If you have an open collections account, the first thing that you need to do is contact your creditors right away. Find out what the payoff balance is and, if you can’t afford that, talk to them about payment options. The goal here is to begin paying off those credit accounts that leave such negative marks on your overall credit score.

When you do manage to pay off your credit accounts, it can be a great way to raise your credit score in short order. Following up is key: when you have paid off your account, check your credit report. Make sure that the negative hit that was on your credit report has been removed.

To take it a step further, make sure that you get proof of that payment in writing. It is better to have proof and not need it than to need proof and not have it. Either way, get rid of those collection accounts if you want to make a major impact on improving your credit score.

The key is to not ignore your collections. Even if you have an otherwise good payment history and credit utilization, accounts that are in collections can have a serious impact on the rest of your credit score. Don’t let those collections drag down the rest of your score.

Conclusion

Your credit report is a complicated thing if you let it be. There are factors to consider and a lot of things to keep an eye on but the premise is simple: pay your bills on time and keep your credit utilization low. After that, the rest should fall into place.

The most important thing to keep in mind is that you should never, ever ignore your credit report. Even a small inaccuracy could result in a decrease in score and, depending on where you are with your score, could mean the difference between a quality interest rate and one that costs you thousands over the life of your financing.

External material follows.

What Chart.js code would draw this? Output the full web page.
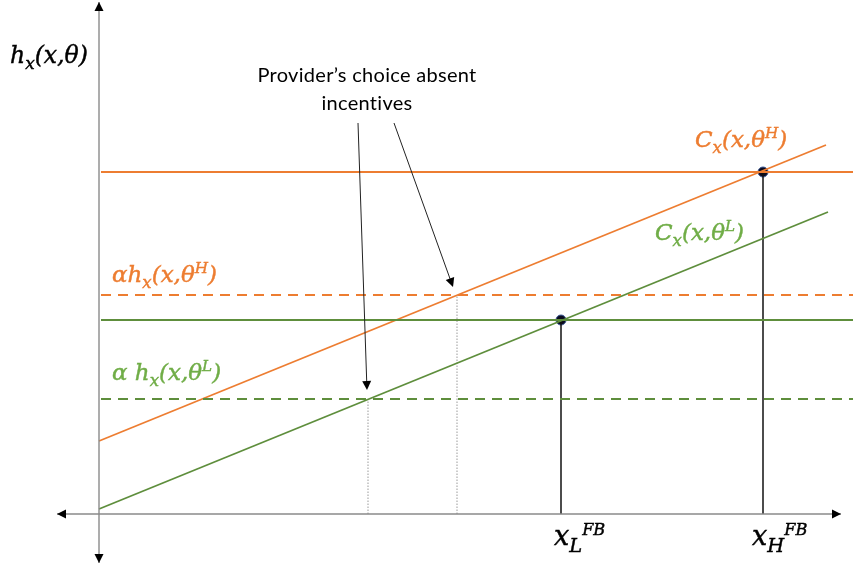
<!DOCTYPE html>
<html>
<head>
<meta charset="utf-8">
<script src="https://cdn.jsdelivr.net/npm/chart.js@4/dist/chart.umd.min.js"></script>
<style>
  html, body { margin: 0; padding: 0; background: #ffffff; }
  #wrap { width: 853px; height: 572px; }
  canvas { display: block; }
</style>
</head>
<body>
<div id="wrap"><canvas id="chart" width="853" height="572"></canvas></div>
<script>
// ---- Model values (abstract units, origin at 0,0) ----
const costHigh = [{ x: 0, y: 7.3 }, { x: 72.7, y: 36.9 }];   // C_x(x, θ^H)
const costLow  = [{ x: 0, y: 0.5 }, { x: 72.9, y: 30.2 }];   // C_x(x, θ^L)

const benefitHigh      = 34.2;   // h_x(x, θ^H)
const alphaBenefitHigh = 21.9;   // α h_x(x, θ^H)
const benefitLow       = 19.4;   // h_x(x, θ^L)
const alphaBenefitLow  = 11.5;   // α h_x(x, θ^L)

const firstBestX   = [46.2, 66.4];  // x_L^FB, x_H^FB
const firstBestY   = [benefitLow, benefitHigh];
const noIncentiveX = [26.9, 35.8];  // provider's choice without incentives (L, H)
const noIncentiveY = [alphaBenefitLow, alphaBenefitHigh];

const levelStart = 0.2;
const xRange = [-9.9, 75.4];
const yRange = [-5.8, 51.4];
const xAxisSpan = [-4.2, 74.2];
const yAxisSpan = [-4.9, 51.2];

const calloutText = ['Provider\u2019s choice absent', 'incentives'];
const calloutArrows = [
  { from: { x: 25.9, y: 39.1 }, to: { x: 26.8, y: 12.4 } },
  { from: { x: 29.5, y: 39.1 }, to: { x: 35.4, y: 22.7 } }
];

// ---- Styles ----
const ORANGE = '#ed7d31';
const GREEN_LINE = '#5e8e3c';
const GREEN_TEXT = '#70ad47';
const AXIS = '#8a8a8a';
const MATH_FONT = '"DejaVu Serif", "Liberation Serif", serif';
const TEXT_FONT = 'Lato, "Open Sans", sans-serif';

// Math labels: segments with optional sub/superscript shift
const mathLabels = [
  { at: { x: -8.9, y: 45.1 }, size: 23.5, color: '#000000',
    parts: [['h'], ['x', 'sub'], ['(x,θ)']] },
  { at: { x: 59.6, y: 36.7 }, size: 23, color: ORANGE,
    parts: [['C'], ['x', 'sub'], ['(x,θ'], ['H', 'sup'], [')']] },
  { at: { x: 55.6, y: 27.4 }, size: 23, color: GREEN_TEXT,
    parts: [['C'], ['x', 'sub'], ['(x,θ'], ['L', 'sup'], [')']] },
  { at: { x: 1.3, y: 23.2 }, size: 23, color: ORANGE,
    parts: [['αh'], ['x', 'sub'], ['(x,θ'], ['H', 'sup'], [')']] },
  { at: { x: 1.3, y: 13.4 }, size: 23, color: GREEN_TEXT,
    parts: [['α h'], ['x', 'sub'], ['(x,θ'], ['L', 'sup'], [')']] },
  { at: { x: 45.5, y: -3.1 }, size: 27, color: '#000000',
    parts: [['x'], ['L', 'sub'], ['FB', 'sup2']] },
  { at: { x: 65.3, y: -3.1 }, size: 27, color: '#000000',
    parts: [['x'], ['H', 'sub'], ['FB', 'sup2']] }
];

function levelLine(y) {
  return [{ x: levelStart, y: y }, { x: xRange[1], y: y }];
}
function seg(a, b, opts) {
  return Object.assign({
    data: [a, b], showLine: true, pointRadius: 0, fill: false,
    borderWidth: 1.5, tension: 0
  }, opts);
}

const datasets = [
  // axes
  seg({ x: 0, y: yAxisSpan[0] }, { x: 0, y: yAxisSpan[1] }, { borderColor: AXIS, borderWidth: 1.4 }),
  seg({ x: xAxisSpan[0], y: 0 }, { x: xAxisSpan[1], y: 0 }, { borderColor: AXIS, borderWidth: 1.4 }),
  // benefit levels
  { data: levelLine(benefitHigh), showLine: true, pointRadius: 0, borderColor: ORANGE, borderWidth: 1.8 },
  { data: levelLine(alphaBenefitHigh), showLine: true, pointRadius: 0, borderColor: ORANGE, borderWidth: 1.8, borderDash: [10, 7] },
  { data: levelLine(benefitLow), showLine: true, pointRadius: 0, borderColor: GREEN_LINE, borderWidth: 1.8 },
  { data: levelLine(alphaBenefitLow), showLine: true, pointRadius: 0, borderColor: GREEN_LINE, borderWidth: 1.8, borderDash: [10, 7] },
  // marginal cost curves
  { data: costHigh, showLine: true, pointRadius: 0, borderColor: ORANGE, borderWidth: 1.8 },
  { data: costLow, showLine: true, pointRadius: 0, borderColor: GREEN_LINE, borderWidth: 1.8 },
  // dotted drops at the no-incentive choices
  seg({ x: noIncentiveX[0], y: 0 }, { x: noIncentiveX[0], y: noIncentiveY[0] }, { borderColor: '#9a9a9a', borderWidth: 1, borderDash: [1.5, 1.5] }),
  seg({ x: noIncentiveX[1], y: 0 }, { x: noIncentiveX[1], y: noIncentiveY[1] }, { borderColor: '#9a9a9a', borderWidth: 1, borderDash: [1.5, 1.5] }),
  // first-best drops
  seg({ x: firstBestX[0], y: 0 }, { x: firstBestX[0], y: firstBestY[0] }, { borderColor: '#111111', borderWidth: 1.5 }),
  seg({ x: firstBestX[1], y: 0 }, { x: firstBestX[1], y: firstBestY[1] }, { borderColor: '#111111', borderWidth: 1.5 }),
  // first-best points
  { data: firstBestX.map((x, i) => ({ x: x, y: firstBestY[i] })), showLine: false,
    pointRadius: 5, pointBackgroundColor: '#0b0b1e', pointBorderColor: '#3d5a96', pointBorderWidth: 1 }
];

function arrowHead(ctx, from, to, len, half, color) {
  const ang = Math.atan2(to.y - from.y, to.x - from.x);
  ctx.save();
  ctx.translate(to.x, to.y);
  ctx.rotate(ang);
  ctx.beginPath();
  ctx.moveTo(0, 0);
  ctx.lineTo(-len, -half);
  ctx.lineTo(-len, half);
  ctx.closePath();
  ctx.fillStyle = color;
  ctx.fill();
  ctx.restore();
}

function drawMath(ctx, px, py, size, color, parts) {
  let x = px;
  ctx.fillStyle = color;
  ctx.strokeStyle = color;
  ctx.lineWidth = 0.45;
  ctx.textBaseline = 'alphabetic';
  ctx.textAlign = 'left';
  for (const [t, kind] of parts) {
    let s = size, dy = 0;
    if (kind === 'sub') { s = size * 0.72; dy = size * 0.26; }
    else if (kind === 'sup') { s = size * 0.66; dy = -size * 0.38; }
    else if (kind === 'sup2') { s = size * 0.6; dy = -size * 0.38; }
    ctx.font = 'italic ' + s + 'px ' + MATH_FONT;
    ctx.fillText(t, x, py + dy);
    ctx.strokeText(t, x, py + dy);
    x += ctx.measureText(t).width;
  }
}

const overlay = {
  id: 'overlay',
  afterDatasetsDraw(chart) {
    const { ctx, scales: { x: sx, y: sy } } = chart;
    const P = (p) => ({ x: sx.getPixelForValue(p.x), y: sy.getPixelForValue(p.y) });

    // axis arrowheads
    const o = P({ x: 0, y: 0 });
    arrowHead(ctx, o, P({ x: 0, y: yAxisSpan[1] }), 9, 4.5, '#000');
    arrowHead(ctx, o, P({ x: 0, y: yAxisSpan[0] }), 9, 4.5, '#000');
    arrowHead(ctx, o, P({ x: xAxisSpan[1], y: 0 }), 9, 4.5, '#000');
    arrowHead(ctx, o, P({ x: xAxisSpan[0], y: 0 }), 9, 4.5, '#000');

    // callout arrows
    for (const a of calloutArrows) {
      const f = P(a.from), t = P(a.to);
      ctx.save();
      ctx.strokeStyle = '#222';
      ctx.lineWidth = 1;
      ctx.beginPath();
      ctx.moveTo(f.x, f.y);
      const ang = Math.atan2(t.y - f.y, t.x - f.x);
      ctx.lineTo(t.x - 8 * Math.cos(ang), t.y - 8 * Math.sin(ang));
      ctx.stroke();
      ctx.restore();
      arrowHead(ctx, f, t, 9, 4.5, '#000');
    }

    // callout text
    ctx.save();
    ctx.fillStyle = '#000';
    ctx.font = '20px ' + TEXT_FONT;
    ctx.letterSpacing = '0.3px';
    ctx.textAlign = 'center';
    ctx.textBaseline = 'alphabetic';
    const c1 = P({ x: 26.8, y: 43.2 });
    ctx.fillText(calloutText[0], c1.x, c1.y);
    ctx.fillText(calloutText[1], c1.x, c1.y + 28);
    ctx.restore();

    // math labels
    ctx.save();
    for (const l of mathLabels) {
      const p = P(l.at);
      drawMath(ctx, p.x, p.y, l.size, l.color, l.parts);
    }
    ctx.restore();
  }
};

new Chart(document.getElementById('chart'), {
  type: 'scatter',
  data: { datasets: datasets },
  options: {
    responsive: false,
    animation: false,
    layout: { padding: 0, autoPadding: false },
    plugins: { legend: { display: false }, tooltip: { enabled: false } },
    scales: {
      x: { type: 'linear', min: xRange[0], max: xRange[1], display: false },
      y: { type: 'linear', min: yRange[0], max: yRange[1], display: false }
    }
  },
  plugins: [overlay]
});
</script>
</body>
</html>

It is also important to remember that while having a bad credit score is not a good thing, you can fix even the worst of credit scores. It may take a little longer for the worst accounts but you can implement the steps above to put a serious dent in that time frame.

Financial security and responsibility cannot be achieved without a good credit score or a lot of cash. And since most of us don’t have a plethora of cash available at a moment’s notice, there will be a necessary need for credit.

Don’t cost yourself more money than you need to by having a bad credit score. Work on your payment history. Bring down your overall credit utilization. Keep accounts open even if you have paid them off. Open a secured credit card if you need to get started.

The key here is to do something to improve your report. Don’t just sit there and wish that things had happened differently because you can’t change the past. Positively impact the future by making the right changes to your spending and credit habits and you can make a real change in your credit score.